Stattdessen geht Naumann jetzt auf Nummer Sicher – und nimmt Berlin einfach nur die Last für Institutionen ab, an denen der Bund schon bisher maßgeblich beteiligt war. Für den größten Brocken, die Stiftung Preußischer Kulturbesitz, liegt der verfassungsrechtliche Persilschein schon in der Schublade: Als der Kulturkoloss vor mehr als 40 Jahren ins Leben trat, sahen die roten Roben aus Karlsruhe keinen Verstoß gegen den Föderalismus.
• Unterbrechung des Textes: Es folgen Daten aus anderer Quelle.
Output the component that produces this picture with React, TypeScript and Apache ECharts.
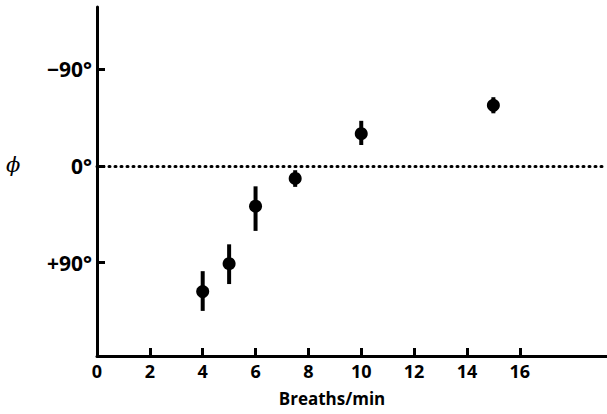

Der Einstieg bei der Stiftung hat für den Bund aber nicht nur juristische, sondern ganz handfeste finanzielle Vorteile. Zwar sind auch die ehemals preußischen Museen und Bibliotheken keine Insel der Seligen mehr, im Vergleich zur Berliner Defizitwirtschaft handelt es sich aber um eine kerngesunde Institution – wie schon der Vergleich zwischen der Staatsbibliothek und den landeseigenen Universitätsbibliotheken erhellt.
Der Bund weiß also, worauf er sich finanziell einlässt. Auf den selbst verschuldeten Haushaltsrisiken etwa bei den defizitären Opernhäusern bleibt das Land sitzen. Die Botschaft ist klar: Seine Hausaufgaben muss das Land Berlin schon selber machen.